Just in | Former Bosnian Serb military Commander Ratko Mladic has been sentenced to life in jail for genocide and other war crimes by the International Criminal Tribunal for the Former Yugoslavia

Merkel’s grand ambition | Chancellor Angela Merkel’s team reckons they’ll be able to wrangle another grand coalition and dodge a repeat election. The Social Democrats, Germany’s second-biggest party, insist they want to go into opposition after the worst showing since World War II in September’s election. But Merkel’s advisers say the prospect of an even bigger defeat if the vote is rerun will eventually change their minds.

Zimbabwe turns to the “Crocodile | Robert Mugabe’s right-hand man for half a century before his dismissal this month, Emmerson Mnangagwa, is due to be sworn in today as Zimbabwe’s leader after the president quit, ending his 37-year rule. Nicknamed the “crocodile” during the liberation war against white-ruled Rhodesia, the Chinese-trained former spy chief favors wooing both eastern and western investors to help lift the economy off its knees.

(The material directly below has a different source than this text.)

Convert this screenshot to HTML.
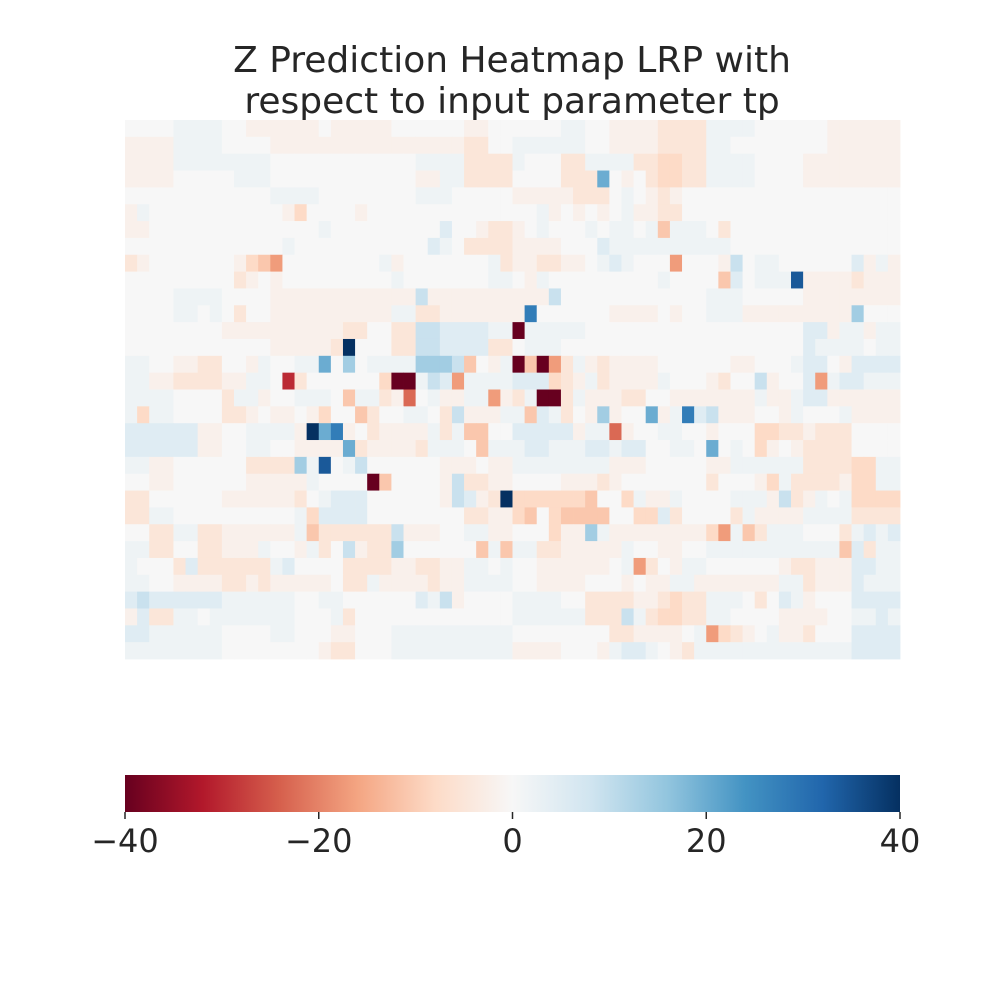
<!DOCTYPE html>
<html><head><meta charset="utf-8"><style>
body{margin:0;background:#fff;}
svg{font-family:"DejaVu Sans","Liberation Sans",sans-serif;}
</style></head><body>
<svg id="chart" width="1000" height="1000" viewBox="0 0 1000 1000">
<rect width="1000" height="1000" fill="#fff"/>
<text x="512" y="72" text-anchor="middle" font-size="36" fill="#262626">Z Prediction Heatmap LRP with</text>
<text x="512" y="113" text-anchor="middle" font-size="36" fill="#262626">respect to input parameter tp</text>
<g id="cells"></g>
<defs><linearGradient id="cbg" x1="0" x2="1" y1="0" y2="0">
<stop offset="0" stop-color="#67001f"/><stop offset="0.1" stop-color="#b2182b"/><stop offset="0.2" stop-color="#d6604d"/><stop offset="0.3" stop-color="#f4a582"/><stop offset="0.4" stop-color="#fddbc7"/><stop offset="0.5" stop-color="#f7f7f7"/><stop offset="0.6" stop-color="#d1e5f0"/><stop offset="0.7" stop-color="#92c5de"/><stop offset="0.8" stop-color="#4393c3"/><stop offset="0.9" stop-color="#2166ac"/><stop offset="1" stop-color="#053061"/>
</linearGradient></defs>
<rect x="125" y="775" width="775" height="37" fill="url(#cbg)"/>
<g id="cbticks"></g>
</svg>
<script>
// each character is one cell value (see levelCodes / levelValues)
const levelCodes  = ['.','a','b','c','d','e','f','h','g','A','B','C','D','E','F','H','G'];
const levelValues = [0,-2,-5,-8,-11,-17,-23,-30,-40,2,5,9,14,20,28,34,40];
const gridRows = [
"....AAAA..aaaaaa.aaaaa......aa......AA..aaaabbbbAAAA......aaaaaa",
"aaaaAAAA....aaaaaaaaaaaaaaaabb..AAAAAA..aaaabbbbAA........aaaaaa",
"aaaaAAAAAAAA............AAAAbbbbA...bbAAAAbbccbbAAAA....aaaaaaaa",
"aaaa.....AAA............aaAAbbbb....bbbE.a.bccbbAAAA....aaaaaaaa",
"............AAAA........AAA.....aaaaabbb.A.aba..................",
"aA...........ac....a..............Aa.a.a.Aaabb..................",
"aa..............A.........B..abba.A...A.AA.AdAAA.b..............",
".............A...........BA.bbbbaaaa...BAAAAAAAAAA..............",
"ba.......acde........Aa.......Abaabbaa.ABA...e...aC.AA......BaAa",
".........ba.a.........A.......AA.aA.........A....dB.AAAHaaaabaaa",
"....AAAA....aaaaaaaaaaaaCaaaaaaaaaaC............AAA.....aaaaaaaa",
"....AA.A.b..aaaaaaaaaaAAbbaaaaaaaF......aaaa.a..AAAaaaaaaaaaD...",
"........aaaaaaaaaabb..bbCCBBBBAAgAAAAA..................BBaAAaAA",
"............aaaaabG...bbCCBBBBbb.AAA....................BAAAA.AA",
"AA..aabb..aA..AAE.D.AAAADDDCd.aAgdgebAabaaaa......aa...ABB.aBBBB",
"AAaabbbbaaAA.hb......cggACBeAAAABBBcbaAbaaaaA...ab..Ca..BeABBAAA",
"AAAA....bAAa..AAA.dAAbaf.AaaAAeabAggbAaaabb..aaaaaaaAaaABBaaaaaa",
"AcAA....bba.aa.ac..db..AA.bCaaaAAdBAb.aDa..EaAFBCaaa..aA...Aaaaa",
"BBBBBBaa..AAAAaGEFa.baaaaAbAdd..BBBBBaAAfa..AA..a...ccbbabbb....",
"BBBBBBaa..AA..aaaaEbaaaabAAA.dAAABBAAABBABB..AA.E.A.ca.abbbb....",
"AAaa......bbbbDAH.AC......aaa.aaAAAAAAAAaaa.....aaAAAAAAbbbbccAA",
"..aa......aaaaaA....gd....aCbbaa....aaaba.......b...acAbbbbaccAA",
"bb......aaaaaab.ABBB......aCBabGccccccd..cAaaA....AAAaCbaA.Acccc",
"bbAA..........AcBBBB........bbaacd.cdddd..ccBb....bAaaaaAAAAbbbb",
"..bbAAbbaaaaaaAdbbbbbbCaaa..AAaa...caaDAaaaaaaaaceAdbAAA...bABAB",
"AAbb..bbaaaA..aAb.CabbD......dAdAAbbaaaaaA..aa..AAAAAAAAAAAdBbAA",
"A...bBbbbbbbAB....bbbbaabbaaAA.A..aaaaaa.Aeb.aAA......abbaaaBBAA",
"AA..aaaabbabaaaaa.bbAaaaabaaAAAA..aaaa...a.aaAAaaaaaaaAAbaaaBAAA",
"BCBBBBBBAAAAAA..AA......BACa....AAAA..bbbbaabcbbAAA.b.BAa...BBBB",
"aBbbAA.AAAAAAA...Ab.............AAAAAAbbbCAbccbbAA....aaaa..AABA",
"BBAAAAAA....AA...aa...AAAAAAAAAA........bbaaaa.Aecba.Aaab...BBBB",
"AAAAAAAA........abb...AAAAAAAAAAaaaa...aABBA.abAAAAAAAAAAAAABBBB"
];
const cbTickVals = [-40,-20,0,20,40];
const cbTickLabels = ["\u221240","\u221220","0","20","40"];

const nRows = gridRows.length, nCols = 64;
const x0=125,x1=900,y0=120,y1=659;
const cw=(x1-x0)/nCols, ch=(y1-y0)/nRows;
const xCell=c=>x0+c*cw, yCell=r=>y0+r*ch;
const vmin=-40,vmax=40;
const cmap=["#67001f","#b2182b","#d6604d","#f4a582","#fddbc7","#f7f7f7","#d1e5f0","#92c5de","#4393c3","#2166ac","#053061"].map(h=>[1,3,5].map(i=>parseInt(h.substr(i,2),16)));
function color(v){let t=Math.max(0,Math.min(1,(v-vmin)/(vmax-vmin)))*10;
const i=Math.min(9,Math.floor(t)),f=t-i;const a=cmap[i],b=cmap[i+1];
const c=a.map((x,k)=>Math.round(x+(b[k]-x)*f));return `rgb(${c[0]},${c[1]},${c[2]})`;}
function cellValue(ch){const i=levelCodes.indexOf(ch);return i<0?0:levelValues[i];}
const NS="http://www.w3.org/2000/svg";
const g=document.getElementById('cells');
for(let r=0;r<nRows;r++)for(let c=0;c<nCols;c++){
const v=cellValue(gridRows[r][c]||'.');
const el=document.createElementNS(NS,'rect');
el.setAttribute('x',xCell(c));el.setAttribute('y',yCell(r));
el.setAttribute('width',cw+0.4);el.setAttribute('height',ch+0.4);
el.setAttribute('fill',color(v));


g.appendChild(el);}
const tg=document.getElementById('cbticks');
const xcb=v=>x0+(v-vmin)/(vmax-vmin)*(x1-x0);
cbTickVals.forEach((v,i)=>{
const l=document.createElementNS(NS,'line');
l.setAttribute('x1',xcb(v));l.setAttribute('x2',xcb(v));l.setAttribute('y1',812);l.setAttribute('y2',819);
l.setAttribute('stroke','#262626');l.setAttribute('stroke-width','1.5');


tg.appendChild(l);
const t=document.createElementNS(NS,'text');
t.setAttribute('x',xcb(v));t.setAttribute('y',852);t.setAttribute('text-anchor','middle');
t.setAttribute('font-size','32');t.setAttribute('fill','#262626');t.textContent=cbTickLabels[i];


tg.appendChild(t);});
</script>
</body></html>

U.K. budget | Prime Minister Theresa May is looking to her chancellor today to deliver a bold and generous budget to reel in disenchanted voters that deserted her Conservative Party in June’s elections. Phillip Hammond, however, is likely to disappoint given the patchy economic outlook and the wildcard that is Brexit – it appears he’ll stick to his target of balancing the books by 2025, and that leaves little money to give away.

Undue sway on AT&T deal? | Trump said AT&T's merger with Time Warner would be “not good for the country,” comments that could raise fresh questions about whether he’s exerted undue political influence on the Justice Department to block the deal. David McLaughlin and Christopher Palmeri profile the Justice Department attorney behind the bombshell lawsuit.

 Jobs versus the environment | The fate of Indian billionaire Gautam Adani’s plan to develop a giant $12.4 billion coal mine in Australia rests with voters in the northern state of Queensland who go to the polls this weekend. Opponents say the mine would exacerbate coral bleaching that’s already damaged large swathes of the Great Barrier Reef. Supporters say the mine will help create thousands of new jobs in the struggling state.

And finally… Hollywood couldn’t have filmed it any better. Dramatic footage of a North Korean soldier’s defection over the demarcation line with South Korea was released by the United Nations Command today, in what is undoubtedly a major propaganda coup for U.S. Forces Korea and South Korea’s military. It shows a daring escape, a brave rescue and evidence of North Korea’s violation of the 1953 armistice agreement.